Event Detail

Fri Apr 8, 2011
234 Moses Hall (Dennes Room)
2–4 PM
Working Group in the Philosophy of Mind
Matt Parrott (UC Berkeley)
Schizophrenia and Self-Knowledge

One way in which first-personal knowledge seems special is that although I can be mistaken about the existence or character of one of my psychological states, I cannot be right about what my psychological state is but wrong about whose psychological state it is. This idea that an individual cannot misidentify the owner of psychological states she access in a first-personal way I shall call the Immunity Thesis.

However, thought insertion is a symptom of schizophrenia where an individual experiences her own thoughts as alien, as thoughts that are not hers. A schizophrenic person seems to know these thoughts in a distinctively first-personal way but is mistaken about whose thoughts they are. This looks like a counterexample to the Immunity Thesis.

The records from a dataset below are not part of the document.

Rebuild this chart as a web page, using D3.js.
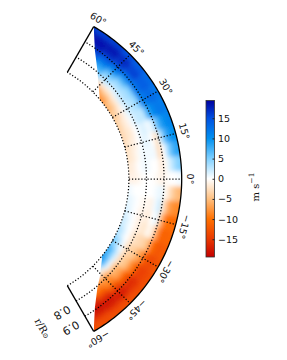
<!DOCTYPE html>
<html>
<head>
<meta charset="utf-8">
<script src="https://cdn.jsdelivr.net/npm/d3@7"></script>
<style>
html, body { margin: 0; padding: 0; background: #fff; }
svg { display: block; }
.grid { fill: none; stroke: #000; stroke-width: 1.25; stroke-dasharray: 1.2 1.9; }
.frame { fill: none; stroke: #000; stroke-width: 1.3; }
.lat-label, .r-label { font-family: "DejaVu Sans"; font-size: 9.5px; fill: #111; }
.unit { font-family: "DejaVu Serif"; font-size: 10px; fill: #111; }
</style>
</head>
<body>
<div id="chart"></div>
<script>
const radii = [0.7125, 0.7375, 0.7625, 0.7875, 0.8125, 0.8375, 0.8625, 0.8875, 0.9125, 0.9375, 0.9625, 0.9875];
const latitudes = [60, 55, 50, 45, 40, 35, 30, 25, 20, 15, 10, 5, 0, -5, -10, -15, -20, -25, -30, -35, -40, -45, -50, -55, -60];

// velocity in m/s, one row per latitude, inner to outer radius
const velocity = [
    [5, 6, 8, 10, 12, 14, 16, 17, 18, 18.5, 18, 16],
    [2, 4, 6, 8, 10, 12, 14, 16, 18, 18.5, 18, 16],
    [-5, -1, 2, 5, 7, 9, 12, 14.5, 17, 18, 18, 16],
    [-8, -6, -2, 2, 4, 6, 10, 13, 16, 17, 17, 15],
    [-7.5, -5, -2, 1, 3, 4, 7, 11, 14, 16, 15.5, 14],
    [-5.5, -4, -1.5, 1.5, 3, 3.5, 5, 11, 13, 14, 14, 13],
    [-4, -3, -1, 1, 2.5, 3, 4.5, 10.5, 12, 13, 13, 12],
    [-3.5, -2, -1, 0.5, 2, 2.5, 2.5, 7.5, 10, 11.5, 12, 11.5],
    [-3, -2, -1.5, 0, 1, 1.5, 0.5, 1.5, 6, 9, 10.5, 11],
    [-2.5, -1.5, -1, 0, 1, 1, 0, -2.5, 2.5, 7, 9.5, 10],
    [-2, -1.5, -0.5, 0.5, 0.5, 0.5, 0.5, -3, 0, 4, 7, 8.5],
    [-1.5, -1, 0, 0.5, 0.5, 0, 0, -1.5, -0.5, 1.5, 3.5, 5],
    [-1, -1, -0.5, 0, 0, 0, -0.5, -1, -0.5, 0, 0, 0.5],
    [0.5, 0, 0, 0, 0, 0, 0.5, 1, -0.5, -2.5, -4.5, -5.5],
    [1, 0.5, 0, -0.5, -0.5, -1, 0.5, 2, -2.5, -6.5, -8, -8.5],
    [1.5, 0.5, 0, -1, -1, -1.5, 0, 1, -5, -9.5, -10.5, -10.5],
    [2, 1, 0, -1, -1.5, -2, -0.5, -2, -7, -11, -11.5, -11],
    [3, 1.5, 0, -1.5, -2.5, -3, -3.5, -5, -9.5, -12, -12.5, -12],
    [5, 3, 0.5, -2, -3.5, -4, -6, -8, -12, -13.5, -13.5, -12.5],
    [7.5, 5, 1.5, -2.5, -4, -5, -8, -10.5, -14, -14.5, -14, -13],
    [9, 6, 1, -4, -6, -7, -10, -13, -16, -16, -14.5, -13],
    [6, 2, -2, -6, -8, -9, -12, -15, -17, -17, -14.5, -13],
    [2, -2, -4, -7, -9, -11, -14, -17, -18, -17, -14.5, -13],
    [-1, -3, -5, -8, -11, -13, -16, -18, -18.5, -16.5, -14, -13],
    [-3, -5, -7, -10, -13, -15, -17, -19, -19, -16, -14, -13]
];

// where the data stops: radius and latitude along each edge
const edgeRadii = [0.7, 0.71, 0.77, 0.81, 0.89, 1];
const northEdge = [40.5, 41.3, 47, 50, 55.3, 60];
const southEdge = [-39, -39.6, -46, -50, -55.3, -60];

const colorValues = [-19.4, -15, -10, -5, 0, 5, 10, 15, 19.4];
const colorHexes = ["#c40000", "#e83800", "#ff7000", "#ffc080", "#ffffff", "#80d0ff", "#0090f0", "#0050e0", "#0000a0"];

const latTicks = [60, 45, 30, 15, 0, -15, -30, -45, -60];
const radiusGrid = [0.7, 0.8, 0.9];
const radiusLabels = [0.8, 0.9];
const barTicks = [15, 10, 5, 0, -5, -10, -15];

const width = 287, height = 360;
const cx = 5.7, cy = 179;
const rStep = 0.025, latStep = 5;

const svg = d3.select("#chart").append("svg").attr("width", width).attr("height", height);
const defs = svg.append("defs");
const plot = svg.append("g").attr("transform", `translate(${cx}, ${cy})`);

const rScale = d3.scaleLinear().domain([0, 1]).range([0, 176]);
const angle = d3.scaleLinear().domain([-90, 90]).range([Math.PI, 0]);
const color = d3.scaleLinear().domain(colorValues).range(colorHexes).clamp(true);
const arc = d3.arc();
const polar = (r, lat) => [r * Math.sin(angle(lat)), -r * Math.cos(angle(lat))];
const radial = d3.lineRadial().angle(d => angle(d.lat)).radius(d => rScale(d.r));
const circleAt = r => d3.range(-60, 61).map(lat => ({ r: r, lat: lat }));

// outline of the region with data
const north = edgeRadii.map((r, i) => ({ r: r, lat: northEdge[i] }));
const south = edgeRadii.map((r, i) => ({ r: r, lat: southEdge[i] }));
const outerArc = d3.range(-58, 60, 2).map(lat => ({ r: 1, lat: lat }));
const innerArc = d3.range(38, -38, -2).map(lat => ({ r: 0.7, lat: lat }));
const outline = [...north.slice().reverse(), ...innerArc, ...south, ...outerArc];

defs.append("clipPath").attr("id", "field-clip")
    .append("path").attr("d", radial.curve(d3.curveLinearClosed)(outline));
radial.curve(d3.curveLinear);

defs.append("filter").attr("id", "smooth")
    .attr("filterUnits", "userSpaceOnUse")
    .attr("x", -20).attr("y", -200).attr("width", 240).attr("height", 400)
    .append("feGaussianBlur").attr("stdDeviation", 2.3);

const field = plot.append("g").attr("clip-path", "url(#field-clip)")
    .append("g").attr("filter", "url(#smooth)");

latitudes.forEach((lat, row) => {
    radii.forEach((r, col) => {
        // border cells run past the clip so the blur does not fade at the edge
        const pad = (col === 0 ? -12 : 0);
        const padOut = (col === radii.length - 1 ? 12 : 0);
        const top = lat === 60 ? lat + 8 : lat + latStep / 2;
        const bottom = lat === -60 ? lat - 8 : lat - latStep / 2;
        field.append("path")
            .attr("d", arc({
                innerRadius: rScale(r - rStep / 2) + pad,
                outerRadius: rScale(r + rStep / 2) + padOut,
                startAngle: angle(top),
                endAngle: angle(bottom)
            }))
            .attr("fill", color(velocity[row][col]))
            .attr("stroke", color(velocity[row][col]))
            .attr("stroke-width", 0.5);
    });
});

// dotted grid
latTicks.filter(d => Math.abs(d) < 60).forEach(lat => {
    const a = polar(rScale(0.7), lat), b = polar(rScale(1), lat);
    plot.append("line").attr("class", "grid")
        .attr("x1", a[0]).attr("y1", a[1]).attr("x2", b[0]).attr("y2", b[1]);
});
radiusGrid.forEach(r => {
    plot.append("path").attr("class", "grid").attr("d", radial(circleAt(r)));
});

// solid frame
plot.append("path").attr("class", "frame").attr("d", radial(circleAt(1)));
[60, -60].forEach(lat => {
    const a = polar(rScale(0.7), lat), b = polar(rScale(1), lat);
    plot.append("line").attr("class", "frame")
        .attr("x1", a[0]).attr("y1", a[1]).attr("x2", b[0]).attr("y2", b[1]);
});

// latitude labels turn with the angle
latTicks.forEach(lat => {
    const p = polar(185, lat);
    plot.append("text").attr("class", "lat-label")
        .attr("transform", `translate(${p[0]}, ${p[1]}) rotate(${90 - lat})`)
        .attr("text-anchor", "middle")
        .attr("dominant-baseline", "central")
        .text(`${lat < 0 ? "\u2212" : ""}${Math.abs(lat)}\u00b0`);
});

// radius labels below the -60 edge
radiusLabels.forEach(r => {
    const p = polar(rScale(r), -60);
    plot.append("text").attr("class", "r-label")
        .attr("transform", `translate(${p[0] - 14.2}, ${p[1] + 11.5}) rotate(150)`)
        .attr("text-anchor", "middle")
        .attr("dominant-baseline", "central")
        .style("font-size", "11px")
        .text(r.toFixed(1));
});
const axisLabel = plot.append("text").attr("class", "unit")
    .attr("transform", `translate(${43 - cx}, ${328 - cy}) rotate(60)`)
    .attr("text-anchor", "middle")
    .attr("dominant-baseline", "central");
axisLabel.append("tspan").text("r/R");
axisLabel.append("tspan").attr("dy", 2).style("font-size", "7px").text("\u2299");

// colorbar
const barX = 206, barW = 8.5;
const barY = d3.scaleLinear().domain([-19.4, 19.4]).range([257, 100.5]);
const gradient = defs.append("linearGradient").attr("id", "bar-gradient")
    .attr("x1", 0).attr("y1", 1).attr("x2", 0).attr("y2", 0);
colorValues.forEach((v, i) => {
    gradient.append("stop")
        .attr("offset", (v + 19.4) / 38.8)
        .attr("stop-color", colorHexes[i]);
});
svg.append("rect")
    .attr("x", barX).attr("y", barY(19.4))
    .attr("width", barW).attr("height", barY(-19.4) - barY(19.4))
    .attr("fill", "url(#bar-gradient)")
    .attr("stroke", "#333").attr("stroke-width", 0.8);

const barAxis = svg.append("g")
    .attr("transform", `translate(${barX + barW}, 0)`)
    .call(d3.axisRight(barY).tickValues(barTicks).tickSize(-2).tickPadding(3.5)
        .tickFormat(d => d < 0 ? "\u2212" + Math.abs(d) : d));
barAxis.select(".domain").remove();
barAxis.selectAll("text").style("font-family", "DejaVu Sans").style("font-size", "9.5px").attr("fill", "#111");
barAxis.selectAll("line").attr("stroke", "#222");

const unit = svg.append("text").attr("class", "unit")
    .attr("transform", "translate(255, 187) rotate(-90)")
    .attr("text-anchor", "middle")
    .attr("dominant-baseline", "central");
unit.append("tspan").text("m s");
unit.append("tspan").attr("dy", -4).style("font-size", "7.5px").text("\u22121");
</script>
</body>
</html>
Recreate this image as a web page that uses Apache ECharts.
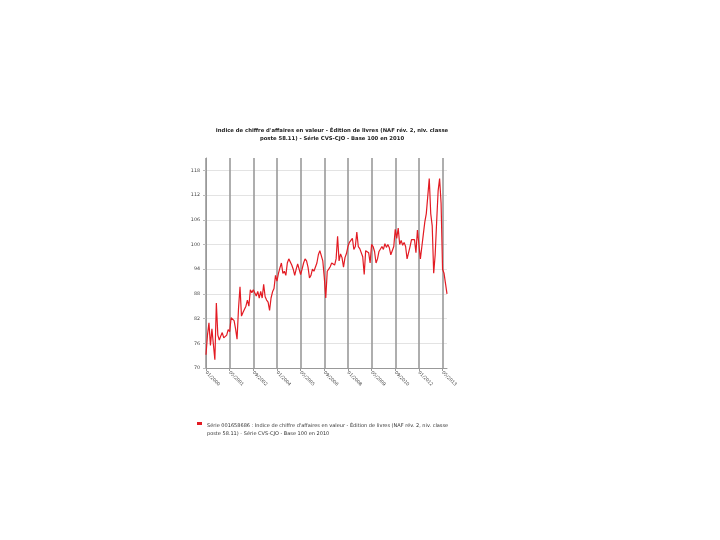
<!DOCTYPE html>
<html><head><meta charset="utf-8">
<script src="https://cdn.jsdelivr.net/npm/echarts@6/dist/echarts.min.js"></script>
<style>html,body{margin:0;padding:0;background:#fff}#c{width:720px;height:540px}</style>
</head><body><div id="c"></div>
<script>
const titleText = "Indice de chiffre d'affaires en valeur - Édition de livres (NAF rév. 2, niv. classe\nposte 58.11) - Série CVS-CJO - Base 100 en 2010";
const seriesName = "Série 001658686 : Indice de chiffre d'affaires en valeur - Édition de livres (NAF rév. 2, niv. classe\nposte 58.11) - Série CVS-CJO - Base 100 en 2010";
const startYear = 2000;
const tickLabels = ["01/2000","05/2001","09/2002","01/2004","05/2005","09/2006","01/2008","05/2009","09/2010","01/2012","05/2013"];
const values = [
73.2,78,81,75.5,79.5,75.7,72,85.8,78,76.8,77.8,78.6,
77.3,77.5,78,79.3,78.8,82.2,82.6,81.5,79.5,77,84.5,89.7,
82.6,83.5,83.3,85,86.5,85,89,88.3,89,88.6,87.5,88.6,
87,88.6,87,90.3,87.3,86.5,86,84,87,88.5,89.3,92.5,
91.1,93,94.3,95.5,93,93.5,92.5,95.5,96.5,96.5,95,94,
92.5,94,95.3,95,92.7,94,95.5,96.5,96,94.5,91.9,92.5,
94,93.5,93.5,95.5,97.5,98.5,98.9,96,92,87,93.5,94,
94.6,95.5,95.3,95,96.5,102,96,97.7,96.8,94.5,96.8,97.8,
99.5,100.5,100.3,101.5,98.8,99.5,103,99.5,99,99.4,97,92.7,
98.5,98.8,98,95.5,100,99.5,98.3,95.5,96.5,98.3,98,99.5,
98.8,100.2,99.3,100,99.2,97.5,97.2,99.5,103.7,101.5,104,100,
101,99.8,100.5,99.5,96.5,96.2,99.5,101.2,101,101.2,98,103.5,
100,96.5,99.5,102.5,105.5,107.5,107.3,116,107.5,104.5,93,97.5,
105.5,113,116,110,94,93,90.5,88
];
const months = [];
for (let i = 0; i < values.length; i++) {
  const y = startYear + Math.floor(i / 12), m = (i % 12) + 1;
  months.push((m < 10 ? '0' + m : '' + m) + '/' + y);
}
const chart = echarts.init(document.getElementById('c'));
chart.setOption({
  animation: false,
  backgroundColor: '#fff',
  title: {
    text: titleText, left: 327, top: 122, textAlign: 'center',
    textStyle: {fontFamily: 'DejaVu Sans', fontSize: 5.3, fontWeight: 'bold', color: '#222', lineHeight: 8}
  },
  legend: {
    left: 192, top: 414, itemWidth: 5, itemHeight: 16, itemGap: 3,
    icon: 'path://M0,0H5V3H0Z M0,16H0.01V16.01H0Z',
    textStyle: {fontFamily: 'DejaVu Sans', fontSize: 5, color: '#333', lineHeight: 8, padding: [6,0,0,0]},
    data: [seriesName]
  },
  grid: {left: 206, right: 273, top: 158, bottom: 172},
  xAxis: {
    type: 'category', data: months, boundaryGap: false,
    axisLine: {lineStyle: {color: '#999', width: 1}},
    axisTick: {show: true, interval: 15, length: 3, lineStyle: {color: '#999'}},
    axisLabel: {interval: 15, rotate: -45, fontSize: 4.5, color: '#444', fontFamily: 'DejaVu Sans', margin: 4,
      formatter: function(v, i) { const k = tickLabels.indexOf(v); return k >= 0 ? tickLabels[k] : v; }},
    splitLine: {show: true, interval: 15, lineStyle: {color: '#9a9a9a', width: 1.6}}
  },
  yAxis: {
    type: 'value', min: 70, max: 121, interval: 6,
    axisLine: {show: true, lineStyle: {color: '#999'}},
    axisTick: {show: true, length: 3, lineStyle: {color: '#bbb'}},
    axisLabel: {fontSize: 4.8, color: '#444', fontFamily: 'DejaVu Sans', margin: 6, showMaxLabel: false},
    splitLine: {show: true, lineStyle: {color: ['#e3e3e3','#e3e3e3','#e3e3e3','#e3e3e3','#e3e3e3','#e3e3e3','#e3e3e3','#e3e3e3','#e3e3e3','rgba(0,0,0,0)'], width: 1}}
  },
  series: [{
    name: seriesName, type: 'line', data: values, symbol: 'none',
    itemStyle: {color: '#e31b23'},
    lineStyle: {color: '#e31b23', width: 1.2}
  }]
});
</script></body></html>
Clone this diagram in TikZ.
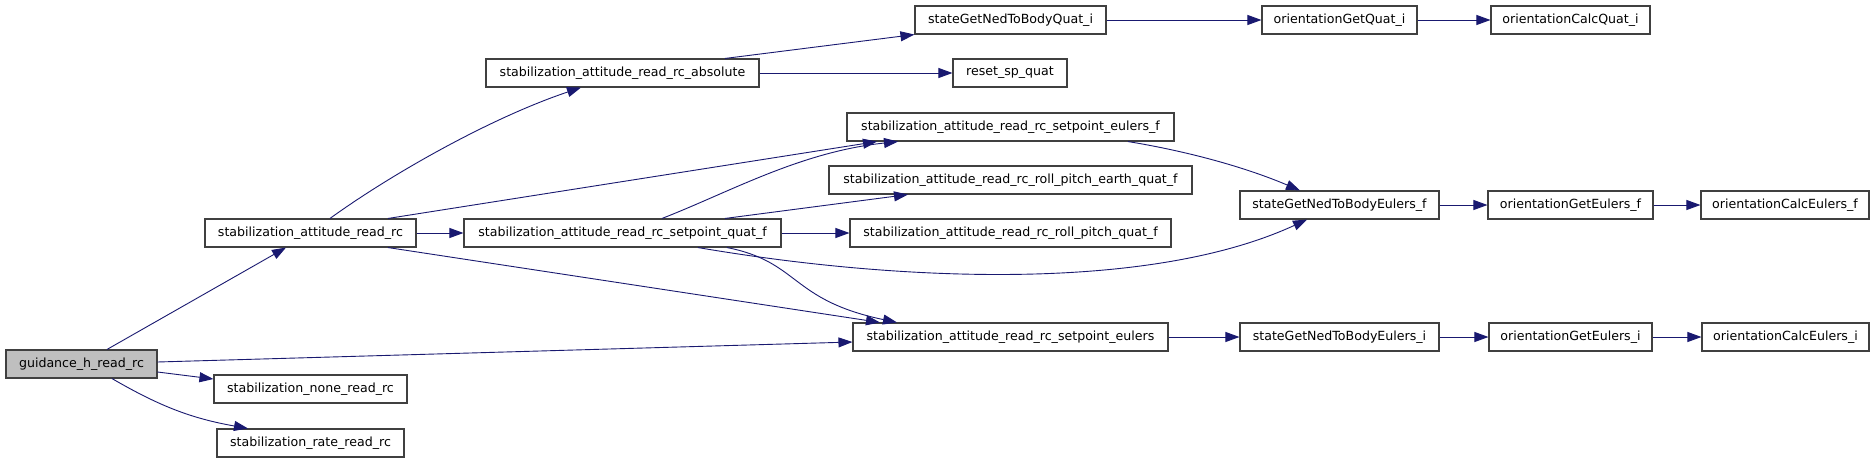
\documentclass[tikz,border=0pt]{standalone}
\usepackage{fontspec}
\setmainfont{DejaVu Sans}
\usetikzlibrary{arrows.meta}
\definecolor{edgeblue}{HTML}{191970}
\definecolor{boxline}{HTML}{404040}
\tikzset{
  fn/.style={draw=boxline, line width=1.1pt, rectangle, minimum height=28pt, inner sep=0pt,
    font=\fontsize{12.6}{15}\selectfont, text=black},
  root/.style={fn, fill=black!25},
  edge/.style={draw=edgeblue, line width=0.9pt, -{Triangle[length=14pt,width=10pt]}, edgeblue}
}
\begin{document}
\begin{tikzpicture}[x=1pt, y=-1pt]
\useasboundingbox[fill=white] (0,0) rectangle (1875,463);
% nodes
\node[root, minimum width=151pt] (guid) at (81.5,364) {guidance\_h\_read\_rc};
\node[fn, minimum width=211pt] (sarc) at (310.5,233) {stabilization\_attitude\_read\_rc};
\node[fn, minimum width=193pt] (none) at (310.5,389) {stabilization\_none\_read\_rc};
\node[fn, minimum width=187pt] (rate) at (310.5,443) {stabilization\_rate\_read\_rc};
\node[fn, minimum width=273pt] (abs) at (622.5,73) {stabilization\_attitude\_read\_rc\_absolute};
\node[fn, minimum width=317pt] (spqf) at (622.5,233) {stabilization\_attitude\_read\_rc\_setpoint\_quat\_f};
\node[fn, minimum width=191pt] (sgnbq) at (1010.5,20) {stateGetNedToBodyQuat\_i};
\node[fn, minimum width=114pt] (reset) at (1010,73) {reset\_sp\_quat};
\node[fn, minimum width=327pt] (speulf) at (1010.5,127) {stabilization\_attitude\_read\_rc\_setpoint\_eulers\_f};
\node[fn, minimum width=363pt] (rpeqf) at (1010.5,180) {stabilization\_attitude\_read\_rc\_roll\_pitch\_earth\_quat\_f};
\node[fn, minimum width=321pt] (rpqf) at (1010.5,233) {stabilization\_attitude\_read\_rc\_roll\_pitch\_quat\_f};
\node[fn, minimum width=315pt] (speul) at (1010.5,337) {stabilization\_attitude\_read\_rc\_setpoint\_eulers};
\node[fn, minimum width=155pt] (ogq) at (1339.5,20) {orientationGetQuat\_i};
\node[fn, minimum width=159pt] (ocq) at (1570.5,20) {orientationCalcQuat\_i};
\node[fn, minimum width=199pt] (sgnef) at (1339.5,205) {stateGetNedToBodyEulers\_f};
\node[fn, minimum width=199pt] (sgnei) at (1339.5,337) {stateGetNedToBodyEulers\_i};
\node[fn, minimum width=165pt] (ogef) at (1570.5,205) {orientationGetEulers\_f};
\node[fn, minimum width=168pt] (ocef) at (1785,205) {orientationCalcEulers\_f};
\node[fn, minimum width=163pt] (ogei) at (1570.5,337) {orientationGetEulers\_i};
\node[fn, minimum width=167pt] (ocei) at (1785.5,337) {orientationCalcEulers\_i};
% edges
\draw[edge] ([xshift=25.5pt]guid.north) -- ([xshift=-24.5pt]sarc.south);
\draw[edge] ([yshift=2pt]guid.east) -- ([yshift=-5pt]speul.west);
\draw[edge] ([yshift=-8pt]guid.east) -- ([yshift=10pt]none.west);
\draw[edge] ([xshift=30.5pt]guid.south) to[bend right=10] ([xshift=-62.5pt]rate.north);
\draw[edge] ([xshift=19.5pt]sarc.north) .. controls (390,175) and (490,118) .. ([xshift=-41.5pt]abs.south);
\draw[edge] ([xshift=77.5pt]sarc.north) -- ([xshift=-133.5pt]speulf.south);
\draw[edge] (sarc.east) -- (spqf.west);
\draw[edge] ([xshift=77.5pt]sarc.south) -- ([xshift=-130.5pt]speul.north);
\draw[edge] ([xshift=39.5pt]spqf.north) .. controls (730,192) and (800,152) .. ([xshift=-112.5pt]speulf.south);
\draw[edge] ([xshift=102.5pt]spqf.north) -- ([xshift=-102.5pt]rpeqf.south);
\draw[edge] (spqf.east) -- (rpqf.west);
\draw[edge] ([xshift=104.5pt]spqf.south) .. controls (800,262) and (790,300) .. ([xshift=-113.5pt]speul.north);
\draw[edge] ([xshift=75.5pt]spqf.south) .. controls (900,282) and (1150,292) .. ([xshift=-32.5pt]sgnef.south);
\draw[edge] ([xshift=117.5pt]speulf.south) .. controls (1180,150) and (1240,165) .. ([xshift=-39.5pt]sgnef.north);
\draw[edge] ([xshift=102.5pt]abs.north) -- (sgnbq.south west);
\draw[edge] (abs.east) -- (reset.west);
\draw[edge] (sgnbq.east) -- (ogq.west);
\draw[edge] (ogq.east) -- (ocq.west);
\draw[edge] (speul.east) -- (sgnei.west);
\draw[edge] (sgnef.east) -- (ogef.west);
\draw[edge] (ogef.east) -- (ocef.west);
\draw[edge] (sgnei.east) -- (ogei.west);
\draw[edge] (ogei.east) -- (ocei.west);
\end{tikzpicture}
\end{document}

Recently, some philosophers and cognitive scientists have argued that the phenomenon of thought insertion is not an exception to the Immunity Thesis because in these cases a person does not access her thoughts in a first-personal way. Rather, she has a completely different kind of experience, one that lacks the privilege of immunity to error through misidentification. In this talk, I will discuss these views and argue that they have difficulties capturing what it is like to experience thought insertion. This motivates formulating an alternative account.

My suggestion will be that a person experiencing thought insertion does access her thoughts in the same first-personal way that we ordinarily do but that, contrary to how things may appear, this is consistent with the Immunity Thesis. The phenomenon of thought insertion would only be a counterexample to the Immunity Thesis if it served as a schizophrenic person’s basis for her judgments about her inserted thoughts. I shall argue that it does not and highlight other reasons to favor my account of what it is like to experience thought insertion.